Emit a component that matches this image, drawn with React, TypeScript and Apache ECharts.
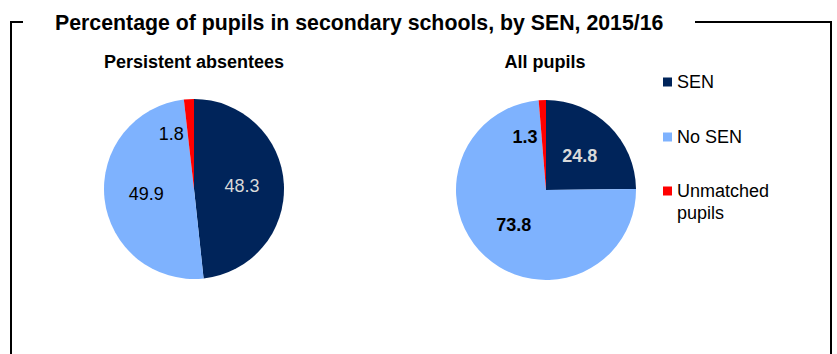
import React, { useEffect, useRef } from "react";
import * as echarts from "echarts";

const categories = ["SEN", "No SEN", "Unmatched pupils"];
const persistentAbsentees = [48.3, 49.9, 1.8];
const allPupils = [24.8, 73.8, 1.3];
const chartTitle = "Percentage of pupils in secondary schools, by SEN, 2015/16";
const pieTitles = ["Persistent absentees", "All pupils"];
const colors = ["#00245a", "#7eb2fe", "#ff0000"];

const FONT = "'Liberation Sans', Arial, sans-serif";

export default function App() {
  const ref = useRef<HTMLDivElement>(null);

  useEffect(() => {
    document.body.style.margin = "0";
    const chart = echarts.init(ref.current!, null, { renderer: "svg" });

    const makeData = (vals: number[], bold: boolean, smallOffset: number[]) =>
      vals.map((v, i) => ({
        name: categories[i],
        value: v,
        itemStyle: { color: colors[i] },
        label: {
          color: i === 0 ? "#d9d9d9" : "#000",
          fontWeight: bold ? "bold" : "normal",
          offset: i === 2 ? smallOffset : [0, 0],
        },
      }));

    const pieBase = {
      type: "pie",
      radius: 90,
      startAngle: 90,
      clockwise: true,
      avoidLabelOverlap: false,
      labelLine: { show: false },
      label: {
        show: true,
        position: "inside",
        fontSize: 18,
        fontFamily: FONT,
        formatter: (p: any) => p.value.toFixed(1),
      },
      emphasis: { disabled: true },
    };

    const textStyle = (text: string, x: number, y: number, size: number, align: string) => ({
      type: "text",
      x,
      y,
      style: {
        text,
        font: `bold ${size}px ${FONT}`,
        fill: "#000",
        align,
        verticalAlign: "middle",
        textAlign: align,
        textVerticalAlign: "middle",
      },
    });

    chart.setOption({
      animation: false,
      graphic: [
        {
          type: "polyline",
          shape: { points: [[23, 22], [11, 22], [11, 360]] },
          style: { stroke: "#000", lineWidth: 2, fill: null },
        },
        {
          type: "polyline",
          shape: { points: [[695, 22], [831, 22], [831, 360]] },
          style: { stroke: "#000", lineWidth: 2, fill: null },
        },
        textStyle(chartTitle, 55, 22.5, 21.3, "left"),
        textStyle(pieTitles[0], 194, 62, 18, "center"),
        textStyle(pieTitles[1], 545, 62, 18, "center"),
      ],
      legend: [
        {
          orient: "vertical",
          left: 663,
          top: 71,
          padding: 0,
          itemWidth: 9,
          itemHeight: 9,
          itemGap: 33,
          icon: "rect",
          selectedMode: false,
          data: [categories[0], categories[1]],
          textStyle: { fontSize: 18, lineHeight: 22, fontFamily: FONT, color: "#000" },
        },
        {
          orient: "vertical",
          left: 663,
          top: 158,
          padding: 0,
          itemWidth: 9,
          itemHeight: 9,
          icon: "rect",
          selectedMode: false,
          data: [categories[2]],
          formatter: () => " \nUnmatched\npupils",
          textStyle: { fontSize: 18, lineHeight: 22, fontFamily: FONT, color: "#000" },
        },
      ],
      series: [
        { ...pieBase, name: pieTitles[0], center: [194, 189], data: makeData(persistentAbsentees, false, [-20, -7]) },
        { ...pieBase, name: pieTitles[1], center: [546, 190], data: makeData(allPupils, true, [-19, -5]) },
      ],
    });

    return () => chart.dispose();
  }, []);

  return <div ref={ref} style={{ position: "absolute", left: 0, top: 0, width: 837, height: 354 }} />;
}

#### Directions:
Repeat the material above in full and exactly, omitting the pictures.

#### Exercise solution:
Emit a component that matches this image, drawn with React, TypeScript and Apache ECharts.
import React, { useEffect, useRef } from "react";
import * as echarts from "echarts";

const categories = ["SEN", "No SEN", "Unmatched pupils"];
const persistentAbsentees = [48.3, 49.9, 1.8];
const allPupils = [24.8, 73.8, 1.3];
const chartTitle = "Percentage of pupils in secondary schools, by SEN, 2015/16";
const pieTitles = ["Persistent absentees", "All pupils"];
const colors = ["#00245a", "#7eb2fe", "#ff0000"];

const FONT = "'Liberation Sans', Arial, sans-serif";

export default function App() {
  const ref = useRef<HTMLDivElement>(null);

  useEffect(() => {
    document.body.style.margin = "0";
    const chart = echarts.init(ref.current!, null, { renderer: "svg" });

    const makeData = (vals: number[], bold: boolean, smallOffset: number[]) =>
      vals.map((v, i) => ({
        name: categories[i],
        value: v,
        itemStyle: { color: colors[i] },
        label: {
          color: i === 0 ? "#d9d9d9" : "#000",
          fontWeight: bold ? "bold" : "normal",
          offset: i === 2 ? smallOffset : [0, 0],
        },
      }));

    const pieBase = {
      type: "pie",
      radius: 90,
      startAngle: 90,
      clockwise: true,
      avoidLabelOverlap: false,
      labelLine: { show: false },
      label: {
        show: true,
        position: "inside",
        fontSize: 18,
        fontFamily: FONT,
        formatter: (p: any) => p.value.toFixed(1),
      },
      emphasis: { disabled: true },
    };

    const textStyle = (text: string, x: number, y: number, size: number, align: string) => ({
      type: "text",
      x,
      y,
      style: {
        text,
        font: `bold ${size}px ${FONT}`,
        fill: "#000",
        align,
        verticalAlign: "middle",
        textAlign: align,
        textVerticalAlign: "middle",
      },
    });

    chart.setOption({
      animation: false,
      graphic: [
        {
          type: "polyline",
          shape: { points: [[23, 22], [11, 22], [11, 360]] },
          style: { stroke: "#000", lineWidth: 2, fill: null },
        },
        {
          type: "polyline",
          shape: { points: [[695, 22], [831, 22], [831, 360]] },
          style: { stroke: "#000", lineWidth: 2, fill: null },
        },
        textStyle(chartTitle, 55, 22.5, 21.3, "left"),
        textStyle(pieTitles[0], 194, 62, 18, "center"),
        textStyle(pieTitles[1], 545, 62, 18, "center"),
      ],
      legend: [
        {
          orient: "vertical",
          left: 663,
          top: 71,
          padding: 0,
          itemWidth: 9,
          itemHeight: 9,
          itemGap: 33,
          icon: "rect",
          selectedMode: false,
          data: [categories[0], categories[1]],
          textStyle: { fontSize: 18, lineHeight: 22, fontFamily: FONT, color: "#000" },
        },
        {
          orient: "vertical",
          left: 663,
          top: 158,
          padding: 0,
          itemWidth: 9,
          itemHeight: 9,
          icon: "rect",
          selectedMode: false,
          data: [categories[2]],
          formatter: () => " \nUnmatched\npupils",
          textStyle: { fontSize: 18, lineHeight: 22, fontFamily: FONT, color: "#000" },
        },
      ],
      series: [
        { ...pieBase, name: pieTitles[0], center: [194, 189], data: makeData(persistentAbsentees, false, [-20, -7]) },
        { ...pieBase, name: pieTitles[1], center: [546, 190], data: makeData(allPupils, true, [-19, -5]) },
      ],
    });

    return () => chart.dispose();
  }, []);

  return <div ref={ref} style={{ position: "absolute", left: 0, top: 0, width: 837, height: 354 }} />;
}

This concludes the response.